WHAT TO PRODUCE:
Write the records out again exactly, leaving no images in.

Figure scripts:
□ □ □
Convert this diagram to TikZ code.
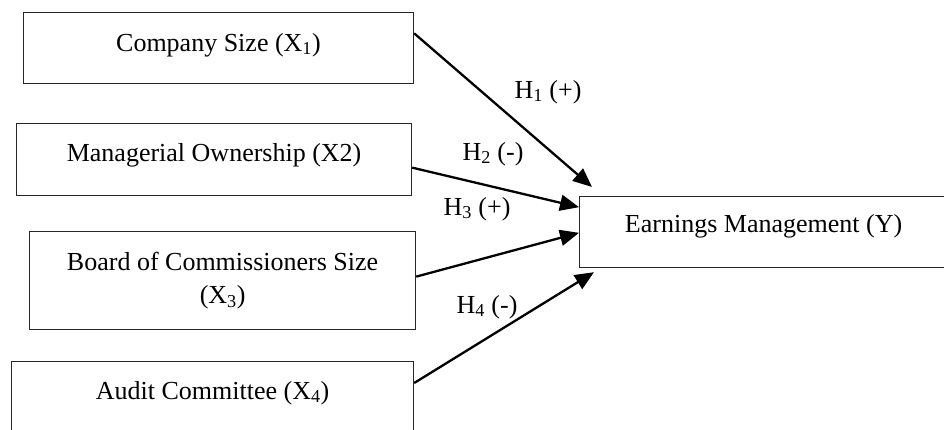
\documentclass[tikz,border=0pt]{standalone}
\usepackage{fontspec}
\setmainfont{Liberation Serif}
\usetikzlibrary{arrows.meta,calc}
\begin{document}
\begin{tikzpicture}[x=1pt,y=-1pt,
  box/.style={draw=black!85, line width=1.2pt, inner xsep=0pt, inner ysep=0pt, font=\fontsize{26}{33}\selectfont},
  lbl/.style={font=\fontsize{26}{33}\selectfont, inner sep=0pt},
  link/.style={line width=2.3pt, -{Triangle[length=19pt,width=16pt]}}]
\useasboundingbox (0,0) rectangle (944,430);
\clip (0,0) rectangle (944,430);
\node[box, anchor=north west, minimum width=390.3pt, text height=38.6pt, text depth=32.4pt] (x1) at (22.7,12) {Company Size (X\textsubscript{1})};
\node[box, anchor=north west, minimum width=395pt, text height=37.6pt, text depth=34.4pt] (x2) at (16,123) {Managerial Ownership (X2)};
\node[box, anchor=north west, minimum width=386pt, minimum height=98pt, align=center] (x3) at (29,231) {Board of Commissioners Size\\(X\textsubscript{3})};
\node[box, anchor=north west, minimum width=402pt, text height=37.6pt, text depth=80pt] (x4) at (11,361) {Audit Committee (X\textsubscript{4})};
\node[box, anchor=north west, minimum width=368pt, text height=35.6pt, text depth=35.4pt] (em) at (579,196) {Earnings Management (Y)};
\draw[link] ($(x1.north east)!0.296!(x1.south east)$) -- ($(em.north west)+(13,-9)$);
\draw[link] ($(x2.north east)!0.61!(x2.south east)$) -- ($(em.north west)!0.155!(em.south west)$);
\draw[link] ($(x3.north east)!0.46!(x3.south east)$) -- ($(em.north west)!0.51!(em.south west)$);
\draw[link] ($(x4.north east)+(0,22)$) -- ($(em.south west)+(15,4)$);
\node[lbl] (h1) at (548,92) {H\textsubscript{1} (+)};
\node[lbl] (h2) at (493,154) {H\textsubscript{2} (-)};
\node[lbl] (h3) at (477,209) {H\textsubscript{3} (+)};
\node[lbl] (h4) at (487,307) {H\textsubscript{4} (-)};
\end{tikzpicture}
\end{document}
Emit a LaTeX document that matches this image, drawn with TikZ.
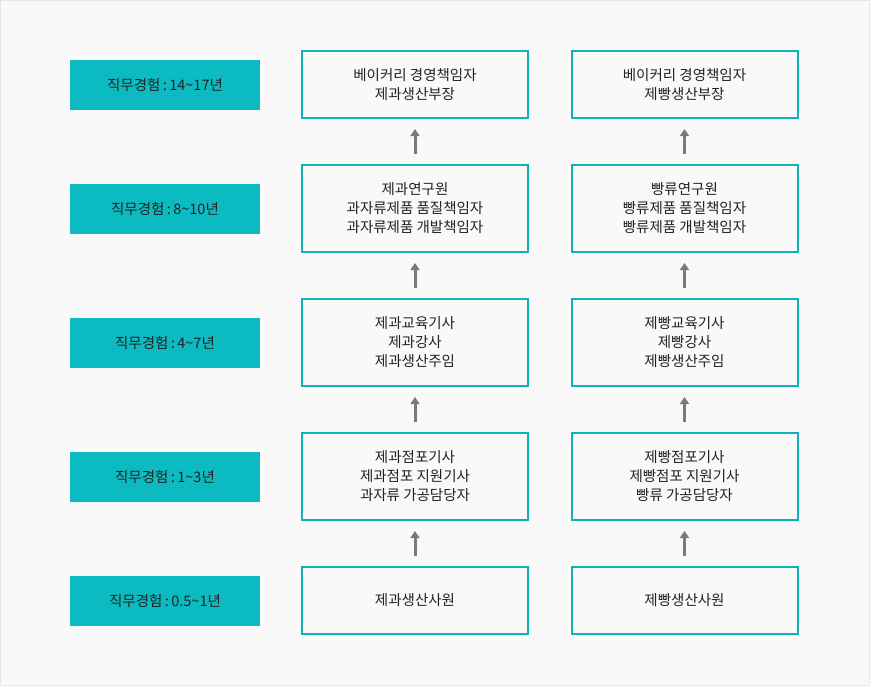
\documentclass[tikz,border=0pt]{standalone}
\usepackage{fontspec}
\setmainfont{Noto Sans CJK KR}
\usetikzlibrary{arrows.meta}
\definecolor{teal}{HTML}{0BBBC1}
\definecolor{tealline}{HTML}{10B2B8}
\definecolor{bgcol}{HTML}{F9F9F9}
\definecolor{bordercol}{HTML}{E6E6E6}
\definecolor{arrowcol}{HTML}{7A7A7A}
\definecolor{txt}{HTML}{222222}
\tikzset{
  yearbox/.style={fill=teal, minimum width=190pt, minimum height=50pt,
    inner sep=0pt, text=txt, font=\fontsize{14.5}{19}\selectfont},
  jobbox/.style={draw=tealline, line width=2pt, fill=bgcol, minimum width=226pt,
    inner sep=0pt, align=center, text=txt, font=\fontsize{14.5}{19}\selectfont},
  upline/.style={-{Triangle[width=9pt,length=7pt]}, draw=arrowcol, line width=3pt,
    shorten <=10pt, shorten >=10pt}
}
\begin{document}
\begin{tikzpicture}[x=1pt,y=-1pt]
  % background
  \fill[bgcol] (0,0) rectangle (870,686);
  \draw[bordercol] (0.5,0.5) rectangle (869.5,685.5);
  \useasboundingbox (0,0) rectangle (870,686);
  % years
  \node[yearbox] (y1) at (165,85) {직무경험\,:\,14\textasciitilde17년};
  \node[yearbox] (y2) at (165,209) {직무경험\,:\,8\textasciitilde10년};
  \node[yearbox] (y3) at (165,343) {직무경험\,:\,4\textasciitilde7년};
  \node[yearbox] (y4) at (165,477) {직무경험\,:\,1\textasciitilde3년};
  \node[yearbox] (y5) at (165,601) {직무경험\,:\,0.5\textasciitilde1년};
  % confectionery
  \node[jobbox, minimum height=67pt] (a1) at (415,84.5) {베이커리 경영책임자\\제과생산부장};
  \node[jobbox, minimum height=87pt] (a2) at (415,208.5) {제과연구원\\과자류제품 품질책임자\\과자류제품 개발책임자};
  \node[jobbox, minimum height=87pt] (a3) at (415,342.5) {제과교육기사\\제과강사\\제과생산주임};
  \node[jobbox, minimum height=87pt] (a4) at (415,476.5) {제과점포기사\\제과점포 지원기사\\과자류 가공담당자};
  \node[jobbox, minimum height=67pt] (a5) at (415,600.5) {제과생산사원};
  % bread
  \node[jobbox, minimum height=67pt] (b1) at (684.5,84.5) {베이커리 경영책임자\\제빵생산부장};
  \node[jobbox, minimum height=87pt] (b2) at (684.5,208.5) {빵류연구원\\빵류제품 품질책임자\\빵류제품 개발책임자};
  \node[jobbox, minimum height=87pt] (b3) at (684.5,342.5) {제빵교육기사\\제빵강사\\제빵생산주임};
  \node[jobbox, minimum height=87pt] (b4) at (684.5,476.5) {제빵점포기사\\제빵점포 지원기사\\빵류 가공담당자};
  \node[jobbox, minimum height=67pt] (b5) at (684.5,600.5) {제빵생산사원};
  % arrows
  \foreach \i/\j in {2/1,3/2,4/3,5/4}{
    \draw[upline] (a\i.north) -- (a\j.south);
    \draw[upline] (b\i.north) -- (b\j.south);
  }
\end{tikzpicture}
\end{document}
□ □ □
THE RESPONSE:
Convert this diagram to TikZ code.
\documentclass[tikz,border=0pt]{standalone}
\usepackage{fontspec}
\setmainfont{Liberation Serif}
\usetikzlibrary{arrows.meta,calc}
\begin{document}
\begin{tikzpicture}[x=1pt,y=-1pt,
  box/.style={draw=black!85, line width=1.2pt, inner xsep=0pt, inner ysep=0pt, font=\fontsize{26}{33}\selectfont},
  lbl/.style={font=\fontsize{26}{33}\selectfont, inner sep=0pt},
  link/.style={line width=2.3pt, -{Triangle[length=19pt,width=16pt]}}]
\useasboundingbox (0,0) rectangle (944,430);
\clip (0,0) rectangle (944,430);
\node[box, anchor=north west, minimum width=390.3pt, text height=38.6pt, text depth=32.4pt] (x1) at (22.7,12) {Company Size (X\textsubscript{1})};
\node[box, anchor=north west, minimum width=395pt, text height=37.6pt, text depth=34.4pt] (x2) at (16,123) {Managerial Ownership (X2)};
\node[box, anchor=north west, minimum width=386pt, minimum height=98pt, align=center] (x3) at (29,231) {Board of Commissioners Size\\(X\textsubscript{3})};
\node[box, anchor=north west, minimum width=402pt, text height=37.6pt, text depth=80pt] (x4) at (11,361) {Audit Committee (X\textsubscript{4})};
\node[box, anchor=north west, minimum width=368pt, text height=35.6pt, text depth=35.4pt] (em) at (579,196) {Earnings Management (Y)};
\draw[link] ($(x1.north east)!0.296!(x1.south east)$) -- ($(em.north west)+(13,-9)$);
\draw[link] ($(x2.north east)!0.61!(x2.south east)$) -- ($(em.north west)!0.155!(em.south west)$);
\draw[link] ($(x3.north east)!0.46!(x3.south east)$) -- ($(em.north west)!0.51!(em.south west)$);
\draw[link] ($(x4.north east)+(0,22)$) -- ($(em.south west)+(15,4)$);
\node[lbl] (h1) at (548,92) {H\textsubscript{1} (+)};
\node[lbl] (h2) at (493,154) {H\textsubscript{2} (-)};
\node[lbl] (h3) at (477,209) {H\textsubscript{3} (+)};
\node[lbl] (h4) at (487,307) {H\textsubscript{4} (-)};
\end{tikzpicture}
\end{document}
Emit a LaTeX document that matches this image, drawn with TikZ.
\documentclass[tikz,border=0pt]{standalone}
\usepackage{fontspec}
\setmainfont{Noto Sans CJK KR}
\usetikzlibrary{arrows.meta}
\definecolor{teal}{HTML}{0BBBC1}
\definecolor{tealline}{HTML}{10B2B8}
\definecolor{bgcol}{HTML}{F9F9F9}
\definecolor{bordercol}{HTML}{E6E6E6}
\definecolor{arrowcol}{HTML}{7A7A7A}
\definecolor{txt}{HTML}{222222}
\tikzset{
  yearbox/.style={fill=teal, minimum width=190pt, minimum height=50pt,
    inner sep=0pt, text=txt, font=\fontsize{14.5}{19}\selectfont},
  jobbox/.style={draw=tealline, line width=2pt, fill=bgcol, minimum width=226pt,
    inner sep=0pt, align=center, text=txt, font=\fontsize{14.5}{19}\selectfont},
  upline/.style={-{Triangle[width=9pt,length=7pt]}, draw=arrowcol, line width=3pt,
    shorten <=10pt, shorten >=10pt}
}
\begin{document}
\begin{tikzpicture}[x=1pt,y=-1pt]
  % background
  \fill[bgcol] (0,0) rectangle (870,686);
  \draw[bordercol] (0.5,0.5) rectangle (869.5,685.5);
  \useasboundingbox (0,0) rectangle (870,686);
  % years
  \node[yearbox] (y1) at (165,85) {직무경험\,:\,14\textasciitilde17년};
  \node[yearbox] (y2) at (165,209) {직무경험\,:\,8\textasciitilde10년};
  \node[yearbox] (y3) at (165,343) {직무경험\,:\,4\textasciitilde7년};
  \node[yearbox] (y4) at (165,477) {직무경험\,:\,1\textasciitilde3년};
  \node[yearbox] (y5) at (165,601) {직무경험\,:\,0.5\textasciitilde1년};
  % confectionery
  \node[jobbox, minimum height=67pt] (a1) at (415,84.5) {베이커리 경영책임자\\제과생산부장};
  \node[jobbox, minimum height=87pt] (a2) at (415,208.5) {제과연구원\\과자류제품 품질책임자\\과자류제품 개발책임자};
  \node[jobbox, minimum height=87pt] (a3) at (415,342.5) {제과교육기사\\제과강사\\제과생산주임};
  \node[jobbox, minimum height=87pt] (a4) at (415,476.5) {제과점포기사\\제과점포 지원기사\\과자류 가공담당자};
  \node[jobbox, minimum height=67pt] (a5) at (415,600.5) {제과생산사원};
  % bread
  \node[jobbox, minimum height=67pt] (b1) at (684.5,84.5) {베이커리 경영책임자\\제빵생산부장};
  \node[jobbox, minimum height=87pt] (b2) at (684.5,208.5) {빵류연구원\\빵류제품 품질책임자\\빵류제품 개발책임자};
  \node[jobbox, minimum height=87pt] (b3) at (684.5,342.5) {제빵교육기사\\제빵강사\\제빵생산주임};
  \node[jobbox, minimum height=87pt] (b4) at (684.5,476.5) {제빵점포기사\\제빵점포 지원기사\\빵류 가공담당자};
  \node[jobbox, minimum height=67pt] (b5) at (684.5,600.5) {제빵생산사원};
  % arrows
  \foreach \i/\j in {2/1,3/2,4/3,5/4}{
    \draw[upline] (a\i.north) -- (a\j.south);
    \draw[upline] (b\i.north) -- (b\j.south);
  }
\end{tikzpicture}
\end{document}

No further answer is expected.